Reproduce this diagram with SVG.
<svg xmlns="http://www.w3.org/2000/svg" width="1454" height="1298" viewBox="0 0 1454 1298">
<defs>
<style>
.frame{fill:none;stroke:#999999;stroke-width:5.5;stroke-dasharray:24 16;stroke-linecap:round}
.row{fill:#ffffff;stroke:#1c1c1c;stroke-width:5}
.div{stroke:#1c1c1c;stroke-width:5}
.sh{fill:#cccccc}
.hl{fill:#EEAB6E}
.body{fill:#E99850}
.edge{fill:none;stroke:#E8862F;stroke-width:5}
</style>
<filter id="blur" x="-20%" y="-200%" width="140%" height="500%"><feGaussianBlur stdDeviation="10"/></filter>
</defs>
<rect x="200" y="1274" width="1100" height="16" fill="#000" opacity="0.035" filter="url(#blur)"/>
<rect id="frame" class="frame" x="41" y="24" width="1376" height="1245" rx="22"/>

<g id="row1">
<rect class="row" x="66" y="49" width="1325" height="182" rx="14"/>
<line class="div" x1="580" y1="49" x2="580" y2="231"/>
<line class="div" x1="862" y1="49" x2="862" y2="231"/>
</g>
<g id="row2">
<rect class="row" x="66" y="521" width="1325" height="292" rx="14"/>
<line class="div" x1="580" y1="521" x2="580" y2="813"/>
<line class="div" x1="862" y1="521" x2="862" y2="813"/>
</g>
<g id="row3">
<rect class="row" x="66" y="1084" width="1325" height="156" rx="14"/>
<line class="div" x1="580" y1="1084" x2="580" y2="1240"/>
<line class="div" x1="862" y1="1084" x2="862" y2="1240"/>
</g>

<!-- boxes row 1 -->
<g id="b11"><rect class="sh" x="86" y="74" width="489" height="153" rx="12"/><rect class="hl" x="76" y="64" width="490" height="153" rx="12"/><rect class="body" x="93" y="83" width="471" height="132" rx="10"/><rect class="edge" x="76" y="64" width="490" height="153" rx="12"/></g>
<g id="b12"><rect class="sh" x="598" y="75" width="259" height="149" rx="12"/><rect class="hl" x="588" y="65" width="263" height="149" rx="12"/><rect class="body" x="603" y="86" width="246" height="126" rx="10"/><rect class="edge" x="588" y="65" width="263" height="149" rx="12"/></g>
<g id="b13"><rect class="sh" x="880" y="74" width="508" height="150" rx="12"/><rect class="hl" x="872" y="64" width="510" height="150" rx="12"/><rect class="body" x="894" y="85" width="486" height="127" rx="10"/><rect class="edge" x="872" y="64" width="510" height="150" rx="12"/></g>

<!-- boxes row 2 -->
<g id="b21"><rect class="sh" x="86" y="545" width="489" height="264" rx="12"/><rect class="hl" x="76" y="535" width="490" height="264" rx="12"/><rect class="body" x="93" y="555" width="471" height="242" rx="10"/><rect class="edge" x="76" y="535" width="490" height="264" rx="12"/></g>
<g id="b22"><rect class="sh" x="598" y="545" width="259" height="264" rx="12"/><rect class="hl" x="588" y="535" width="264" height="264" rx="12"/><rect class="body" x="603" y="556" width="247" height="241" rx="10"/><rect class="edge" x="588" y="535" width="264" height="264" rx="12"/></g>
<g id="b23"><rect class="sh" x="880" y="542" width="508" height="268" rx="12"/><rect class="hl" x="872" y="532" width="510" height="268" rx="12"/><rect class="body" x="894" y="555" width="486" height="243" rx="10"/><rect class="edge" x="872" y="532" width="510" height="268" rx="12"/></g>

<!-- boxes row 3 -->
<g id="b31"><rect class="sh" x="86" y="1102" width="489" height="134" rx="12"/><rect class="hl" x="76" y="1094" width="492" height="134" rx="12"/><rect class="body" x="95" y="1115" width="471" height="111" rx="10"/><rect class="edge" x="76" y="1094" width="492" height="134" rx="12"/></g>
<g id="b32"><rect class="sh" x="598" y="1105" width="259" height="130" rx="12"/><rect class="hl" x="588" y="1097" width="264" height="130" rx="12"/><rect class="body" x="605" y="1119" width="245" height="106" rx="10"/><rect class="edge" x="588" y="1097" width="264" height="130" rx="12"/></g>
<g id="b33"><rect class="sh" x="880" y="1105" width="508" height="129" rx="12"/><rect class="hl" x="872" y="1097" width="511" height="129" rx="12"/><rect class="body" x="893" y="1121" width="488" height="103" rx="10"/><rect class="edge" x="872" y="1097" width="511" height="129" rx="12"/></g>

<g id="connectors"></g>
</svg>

* * * * * * * * *

=== WHAT THE TASK REQUIRES ===
Give the listing above again, word for word.

=== RESULT OF THE TASK ===
Reproduce this diagram with SVG.
<svg xmlns="http://www.w3.org/2000/svg" width="1454" height="1298" viewBox="0 0 1454 1298">
<defs>
<style>
.frame{fill:none;stroke:#999999;stroke-width:5.5;stroke-dasharray:24 16;stroke-linecap:round}
.row{fill:#ffffff;stroke:#1c1c1c;stroke-width:5}
.div{stroke:#1c1c1c;stroke-width:5}
.sh{fill:#cccccc}
.hl{fill:#EEAB6E}
.body{fill:#E99850}
.edge{fill:none;stroke:#E8862F;stroke-width:5}
</style>
<filter id="blur" x="-20%" y="-200%" width="140%" height="500%"><feGaussianBlur stdDeviation="10"/></filter>
</defs>
<rect x="200" y="1274" width="1100" height="16" fill="#000" opacity="0.035" filter="url(#blur)"/>
<rect id="frame" class="frame" x="41" y="24" width="1376" height="1245" rx="22"/>

<g id="row1">
<rect class="row" x="66" y="49" width="1325" height="182" rx="14"/>
<line class="div" x1="580" y1="49" x2="580" y2="231"/>
<line class="div" x1="862" y1="49" x2="862" y2="231"/>
</g>
<g id="row2">
<rect class="row" x="66" y="521" width="1325" height="292" rx="14"/>
<line class="div" x1="580" y1="521" x2="580" y2="813"/>
<line class="div" x1="862" y1="521" x2="862" y2="813"/>
</g>
<g id="row3">
<rect class="row" x="66" y="1084" width="1325" height="156" rx="14"/>
<line class="div" x1="580" y1="1084" x2="580" y2="1240"/>
<line class="div" x1="862" y1="1084" x2="862" y2="1240"/>
</g>

<!-- boxes row 1 -->
<g id="b11"><rect class="sh" x="86" y="74" width="489" height="153" rx="12"/><rect class="hl" x="76" y="64" width="490" height="153" rx="12"/><rect class="body" x="93" y="83" width="471" height="132" rx="10"/><rect class="edge" x="76" y="64" width="490" height="153" rx="12"/></g>
<g id="b12"><rect class="sh" x="598" y="75" width="259" height="149" rx="12"/><rect class="hl" x="588" y="65" width="263" height="149" rx="12"/><rect class="body" x="603" y="86" width="246" height="126" rx="10"/><rect class="edge" x="588" y="65" width="263" height="149" rx="12"/></g>
<g id="b13"><rect class="sh" x="880" y="74" width="508" height="150" rx="12"/><rect class="hl" x="872" y="64" width="510" height="150" rx="12"/><rect class="body" x="894" y="85" width="486" height="127" rx="10"/><rect class="edge" x="872" y="64" width="510" height="150" rx="12"/></g>

<!-- boxes row 2 -->
<g id="b21"><rect class="sh" x="86" y="545" width="489" height="264" rx="12"/><rect class="hl" x="76" y="535" width="490" height="264" rx="12"/><rect class="body" x="93" y="555" width="471" height="242" rx="10"/><rect class="edge" x="76" y="535" width="490" height="264" rx="12"/></g>
<g id="b22"><rect class="sh" x="598" y="545" width="259" height="264" rx="12"/><rect class="hl" x="588" y="535" width="264" height="264" rx="12"/><rect class="body" x="603" y="556" width="247" height="241" rx="10"/><rect class="edge" x="588" y="535" width="264" height="264" rx="12"/></g>
<g id="b23"><rect class="sh" x="880" y="542" width="508" height="268" rx="12"/><rect class="hl" x="872" y="532" width="510" height="268" rx="12"/><rect class="body" x="894" y="555" width="486" height="243" rx="10"/><rect class="edge" x="872" y="532" width="510" height="268" rx="12"/></g>

<!-- boxes row 3 -->
<g id="b31"><rect class="sh" x="86" y="1102" width="489" height="134" rx="12"/><rect class="hl" x="76" y="1094" width="492" height="134" rx="12"/><rect class="body" x="95" y="1115" width="471" height="111" rx="10"/><rect class="edge" x="76" y="1094" width="492" height="134" rx="12"/></g>
<g id="b32"><rect class="sh" x="598" y="1105" width="259" height="130" rx="12"/><rect class="hl" x="588" y="1097" width="264" height="130" rx="12"/><rect class="body" x="605" y="1119" width="245" height="106" rx="10"/><rect class="edge" x="588" y="1097" width="264" height="130" rx="12"/></g>
<g id="b33"><rect class="sh" x="880" y="1105" width="508" height="129" rx="12"/><rect class="hl" x="872" y="1097" width="511" height="129" rx="12"/><rect class="body" x="893" y="1121" width="488" height="103" rx="10"/><rect class="edge" x="872" y="1097" width="511" height="129" rx="12"/></g>

<g id="connectors"></g>
</svg>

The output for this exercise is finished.